Luís Carlos Luciano
Jornalismo e literatura se entrelaçam numa história de vida

O sr. Ninguém

O sr. Ninguém anda pelo centro da cidade indiferente às pessoas, absorvido em seus próprios pensamentos. Maltrapilho, depende da solidariedade alheia para se alimentar, mas a ajuda sempre tem uma sombra de desprezo porque o desejo é se livrar do homem sujo, barbudo, de olhar triste e distante. Raros são aqueles dispostos a um diálogo, mais raros ainda aqueles que estendem a mão amiga com amor.
Ele deve ter um nome, mas ninguém se importa com isso. Não carrega documentos, a sua existência basta para identificá-lo, para a sociedade ignorá-lo. Não tem força e nem disposição para o trabalho, a oportunidade e a confiança abandonaram-no.
Para quem o observa, fica fácil concluir como o sofrimento soterrou o último rastilho de felicidade. A rua é sua família e mesmo sem ter nada a oferecer, a amizade de um cachorro “vira lata” salva-o da solidão absoluta. O animal apegou-se ao “sr. Ninguém”. O carinho resiste ao amargo. Lembra Carlitos, em “O Vagabundo”, sem a bengala, sem o chapéu-de-coco, com calças largas parecidas.
Dizem que cada um carrega uma cruz, não há felicidade completa. As decepções são surpresas que podem ser encontradas na primeira esquina e o vírus do sofrimento, da dor, são parasitas prontos para sugar a carne.
Aquele homem devolveu o seu desprezo para a sociedade e não consegue se fixar, construir uma vida que muitos consideram o mínimo de decência. O “sr. Ninguém” não é um derrotado, é apenas um viajante do trem dos errantes, no vagão dos sem rumo.
Não se atreve a provocar seus semelhantes com palavras chulas, a sua humildade e condição de miséria limitam-no à conjugação do verbo pedir. “Por favor”, “muito obrigado...”.
Quem consegue arrancar algo mais pode se sentir privilegiado. Sorri como se estivesse pedindo “deixem-me quieto” quando perguntam sobre seu passado. Não sabe mais sabe de onde veio, não se preocupa para onde vai.
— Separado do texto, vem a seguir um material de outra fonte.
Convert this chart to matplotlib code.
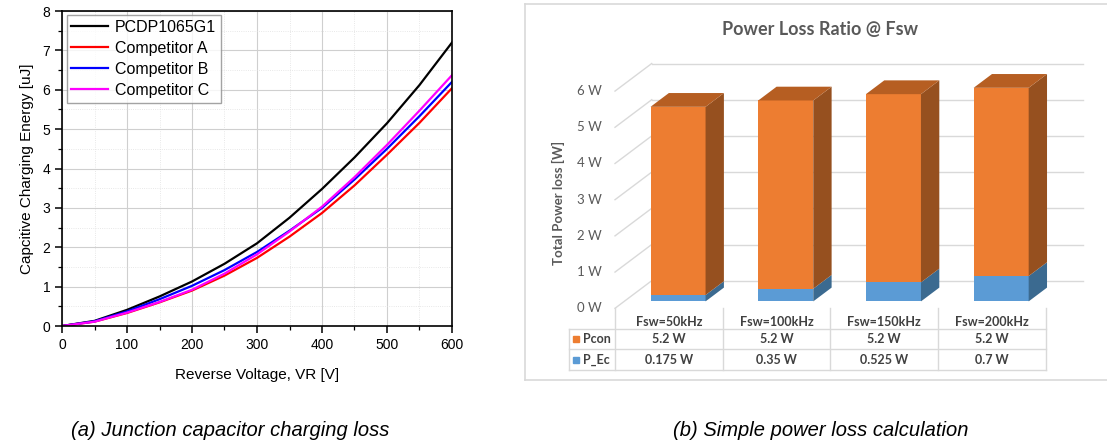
import numpy as np
import matplotlib.pyplot as plt
from matplotlib.patches import Polygon

# ---- data: (a) junction capacitor charging energy ----
vr = [0, 50, 100, 150, 200, 250, 300, 350, 400, 450, 500, 550, 600]
e_pcdp = [0, 0.13, 0.41, 0.75, 1.13, 1.58, 2.10, 2.75, 3.48, 4.28, 5.15, 6.12, 7.20]
e_comp_a = [0, 0.11, 0.33, 0.60, 0.90, 1.28, 1.73, 2.27, 2.87, 3.57, 4.35, 5.16, 6.04]
e_comp_b = [0, 0.12, 0.37, 0.68, 1.02, 1.42, 1.88, 2.42, 3.00, 3.72, 4.50, 5.33, 6.20]
e_comp_c = [0, 0.11, 0.34, 0.61, 0.92, 1.33, 1.82, 2.40, 3.03, 3.78, 4.60, 5.47, 6.37]

# ---- data: (b) power loss @ Fsw ----
fsw = ['Fsw=50kHz', 'Fsw=100kHz', 'Fsw=150kHz', 'Fsw=200kHz']
pcon = [5.2, 5.2, 5.2, 5.2]
p_ec = [0.175, 0.35, 0.525, 0.7]
pcon_lbl = ['5.2 W', '5.2 W', '5.2 W', '5.2 W']
pec_lbl = ['0.175 W', '0.35 W', '0.525 W', '0.7 W']
yticks_w = [0, 1, 2, 3, 4, 5, 6]

fig = plt.figure(figsize=(11.07, 4.48), dpi=100)

# ================= left chart =================
ax = fig.add_axes([62/1107, 1-326/448, 390/1107, 315/448])
ax.plot(vr, e_pcdp, color='black', lw=1.6, label='PCDP1065G1')
ax.plot(vr, e_comp_a, color='#ff0000', lw=1.6, label='Competitor A')
ax.plot(vr, e_comp_b, color='#0000ff', lw=1.6, label='Competitor B')
ax.plot(vr, e_comp_c, color='#ff00ff', lw=1.6, label='Competitor C')

ax.set_xlim(0, 600)
ax.set_ylim(0, 8)
ax.set_xticks(np.arange(0, 601, 100))
ax.set_xticks(np.arange(0, 601, 50), minor=True)
ax.set_yticks(np.arange(0, 9, 1))
ax.set_yticks(np.arange(0, 8.1, 0.5), minor=True)
ax.grid(which='major', color='#cfcfcf', lw=0.8)
ax.grid(which='minor', color='#e0e0e0', lw=0.6, linestyle=':')
ax.set_axisbelow(True)
ax.tick_params(which='major', direction='out', length=5, width=1.1, labelsize=10)
ax.tick_params(which='minor', direction='out', length=3, width=0.9)
for s in ax.spines.values():
    s.set_linewidth(1.2)
for t in ax.get_xticklabels() + ax.get_yticklabels():
    t.set_family('Liberation Sans')

ax.set_xlabel('Reverse Voltage, VR [V]', family='Liberation Sans', fontsize=11, labelpad=12)
ax.set_ylabel('Capcitive Charging Energy [uJ]', family='Liberation Sans', fontsize=11, labelpad=6)

leg = ax.legend(loc='upper left', bbox_to_anchor=(0.012, 0.988), fancybox=False,
                prop={'family': 'Liberation Sans', 'size': 11.5}, handlelength=2.3,
                labelspacing=0.38, borderpad=0.3, handletextpad=0.4, borderaxespad=0)
leg.get_frame().set_edgecolor('#8c8c8c')
leg.get_frame().set_linewidth(1.0)

# ================= right chart (3D-look bars) =================
bx = fig.add_axes([525/1107, 1-380/448, 582/1107, 376/448])
bx.set_xlim(-1.3357, 4.068)
bx.set_ylim(-1.981, 8.406)
bx.set_xticks([])
bx.set_yticks([])
for k, s in bx.spines.items():
    s.set_color('#d9d9d9')
    s.set_linewidth(1.2)
bx.spines['right'].set_visible(False)

DX, DY = 0.3408, 0.762      # full floor depth in data units
grid_c = '#d9d9d9'
txt_c = '#595959'
fnt = 'Lato'

# back wall and side wall grid
for v in yticks_w:
    bx.plot([-0.5, -0.5 + DX], [v, v + DY], color=grid_c, lw=1.0, zorder=1)
    bx.plot([-0.5 + DX, 3.5 + DX], [v + DY, v + DY], color=grid_c, lw=1.0, zorder=1)
    bx.text(-0.62, v, f'{v} W', ha='right', va='center', fontsize=9.5,
            color=txt_c, family=fnt)

orange, orange_top, orange_side = '#ed7d31', '#b65e22', '#96501f'
blue, blue_side = '#5b9bd5', '#3b6a90'
bw = 0.511
fx, fy = 0.25 * DX, 0.25 * DY   # bar front face position in depth
dx, dy = 0.5 * DX, 0.5 * DY     # bar depth
x = np.arange(len(fsw))
xc = x + fx
bx.bar(xc, p_ec, width=bw, bottom=fy, color=blue, zorder=3)
bx.bar(xc, pcon, width=bw, bottom=np.array(p_ec) + fy, color=orange, zorder=3)
for i in range(len(fsw)):
    r = xc[i] + bw / 2
    l = xc[i] - bw / 2
    b0 = fy
    b1 = fy + p_ec[i]
    b2 = b1 + pcon[i]
    bx.add_patch(Polygon([(r, b0), (r + dx, b0 + dy), (r + dx, b1 + dy), (r, b1)],
                         closed=True, color=blue_side, zorder=3, lw=0))
    bx.add_patch(Polygon([(r, b1), (r + dx, b1 + dy), (r + dx, b2 + dy), (r, b2)],
                         closed=True, color=orange_side, zorder=3, lw=0))
    bx.add_patch(Polygon([(l, b2), (r, b2), (r + dx, b2 + dy), (l + dx, b2 + dy)],
                         closed=True, color=orange_top, zorder=3, lw=0))

# data table below
tbl_c = '#d9d9d9'
y_hdr, y_r1, y_r2 = -0.387, -0.856, -1.428
y_l1, y_l2, y_l3 = -0.580, -1.133, -1.704
x_left = -0.924
for xb in np.arange(-0.5, 3.6, 1.0):
    bx.plot([xb, xb], [0, y_l3], color=tbl_c, lw=1.0, zorder=1)
bx.plot([x_left, x_left], [y_l1, y_l3], color=tbl_c, lw=1.0)
for yl in (y_l1, y_l2, y_l3):
    bx.plot([x_left, 3.5], [yl, yl], color=tbl_c, lw=1.0)
for i in range(len(fsw)):
    bx.text(x[i], y_hdr, fsw[i], ha='center', va='center', fontsize=9,
            color='#404040', family=fnt, fontweight='bold')
    bx.text(x[i], y_r1, pcon_lbl[i], ha='center', va='center', fontsize=9,
            color='#404040', family=fnt, fontweight='bold')
    bx.text(x[i], y_r2, pec_lbl[i], ha='center', va='center', fontsize=9,
            color='#404040', family=fnt, fontweight='bold')
bx.plot([-0.858], [y_r1], marker='s', ms=5, color=orange, ls='none')
bx.plot([-0.858], [y_r2], marker='s', ms=5, color=blue, ls='none')
bx.text(-0.80, y_r1, 'Pcon', ha='left', va='center', fontsize=9, color='#404040',
        family=fnt, fontweight='bold')
bx.text(-0.80, y_r2, 'P_Ec', ha='left', va='center', fontsize=9, color='#404040',
        family=fnt, fontweight='bold')

bx.text(1.403, 7.707, 'Power Loss Ratio @ Fsw', ha='center', va='center', fontsize=13,
        color=txt_c, family=fnt, fontweight='bold')
bx.text(-1.026, 2.909, 'Total Power loss [W]', ha='center', va='center', rotation=90,
        fontsize=9.5, color=txt_c, family=fnt, fontweight='bold')

# captions
fig.text(230/1107, 1-430/448, '(a) Junction capacitor charging loss', ha='center',
         va='center', fontsize=14.5, style='italic', family='Liberation Sans')
fig.text(821/1107, 1-430/448, '(b) Simple power loss calculation', ha='center',
         va='center', fontsize=14.5, style='italic', family='Liberation Sans')

fig.savefig('out.png', dpi=100)
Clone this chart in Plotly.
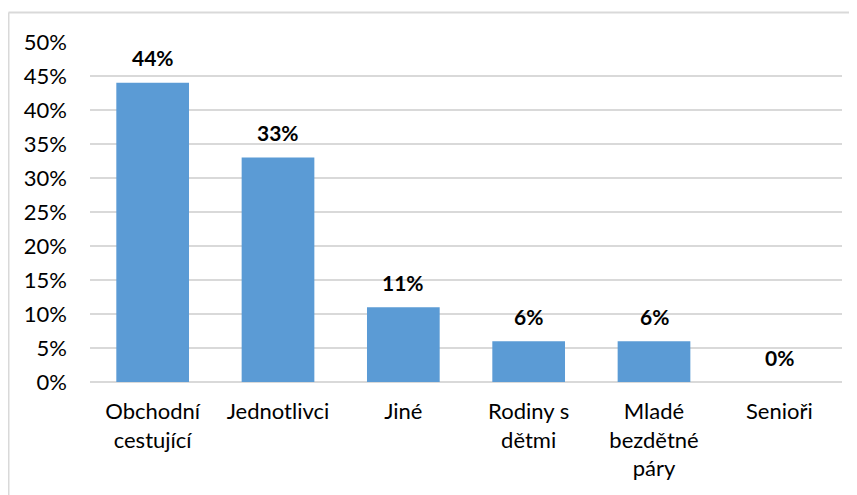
import plotly.graph_objects as go

categories = ["Obchodní<br>cestující", "Jednotlivci", "Jiné", "Rodiny s<br>dětmi", "Mladé<br>bezdětné<br>páry", "Senioři"]
values = [44, 33, 11, 6, 6, 0]
labels = ["44%", "33%", "11%", "6%", "6%", "0%"]
y_ticks = [0, 5, 10, 15, 20, 25, 30, 35, 40, 45, 50]
y_tick_text = [f"{v}%" for v in y_ticks]

OFF = 8  # page body margin
W, H = 857 - OFF, 495 - OFF
L, R, T, B = 90 - OFF, 15, 42 - OFF, 113
FONT = "Lato"
FS = 22

fig = go.Figure()
fig.add_trace(go.Bar(x=categories, y=values, marker=dict(color="#5B9BD5", line=dict(width=0)),
                     hoverinfo="skip"))

for c, v, t in zip(categories, values, labels):
    fig.add_annotation(x=c, y=v, text=f"<b>{t}</b>", showarrow=False, yanchor="middle", yshift=25,
                       font=dict(family=FONT, size=21, color="#000000"))

pw = W - L - R
ph = H - T - B
x0 = (8.5 - OFF - L) / pw
y1 = 1 + (T - (12.5 - OFF)) / ph
fig.add_shape(type="line", xref="paper", yref="paper", x0=x0, x1=(W - L) / pw + 0.02, y0=y1, y1=y1,
              line=dict(color="#D9D9D9", width=2))
fig.add_shape(type="line", xref="paper", yref="paper", x0=x0, x1=x0, y0=y1, y1=-1,
              line=dict(color="#D9D9D9", width=2))

fig.update_layout(
    width=W, height=H,
    margin=dict(l=L, r=R, t=T, b=B, pad=0),
    plot_bgcolor="white", paper_bgcolor="white",
    bargap=0.42,
    showlegend=False,
    font=dict(family=FONT, size=FS, color="#000000"),
)
fig.update_xaxes(showgrid=False, showline=False, ticks="", tickfont=dict(family=FONT, size=FS, color="#000000"),
                 ticklabelstandoff=14)
fig.update_yaxes(range=[0, 50], tickvals=y_ticks, ticktext=y_tick_text, showgrid=True, gridcolor="#D9D9D9",
                 gridwidth=1.5, zeroline=True, zerolinecolor="#D9D9D9", zerolinewidth=1.5, showline=False,
                 ticks="", ticklabelstandoff=22, tickfont=dict(family=FONT, size=FS, color="#000000"))

fig.write_html("out.html")
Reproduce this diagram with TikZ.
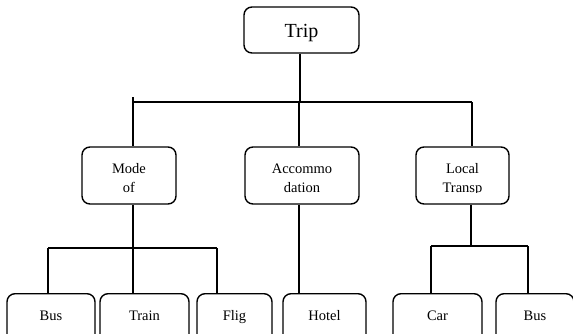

Depois de tanto errar, desistiu de querer acertar. Há um dito popular segundo o qual a esperança é a última que morre. O “sr. Ninguém” não consegue entender o significado de “esperança”. Ele e seu cãozinho se contentam com o dia seguinte. Não é jovem nem velho, mas o rosto enrugado, fios brancos em seus cabelos revelam os traços de uma vida difícil, de um herói alheio à indiferença, de um homem abandonado à sua própria loucura.
Vive em abrigos, face, roupa e pés sujos atestam: há dias não se depara diante do espelho. Esqueceu-se da própria imagem.
Ouviu um vendedor anunciando as ofertas para o Dia dos Pais. Apenas ouviu, bocejou algumas palavras sem sentido, abriu um sorriso de cinismo e calou-se novamente.
Os comerciantes pedem para a polícia afastá-lo das ruas centrais porque, como um patinho feio, sua presença contrapõe as vitrinas bonitas e as pessoas com dinheiro no bolso.
Ele recua para as esquinas periféricas, senta-se sob uma marquise, pede, em vão, uma esmola para uma elegante senhora. O “sr. Ninguém” está acostumado ao desdém. Ele deve saber : apenas a morte torna-o igual aos senhores com roupas bonitas e carrões. O Divino, este sim, sabe ser justo.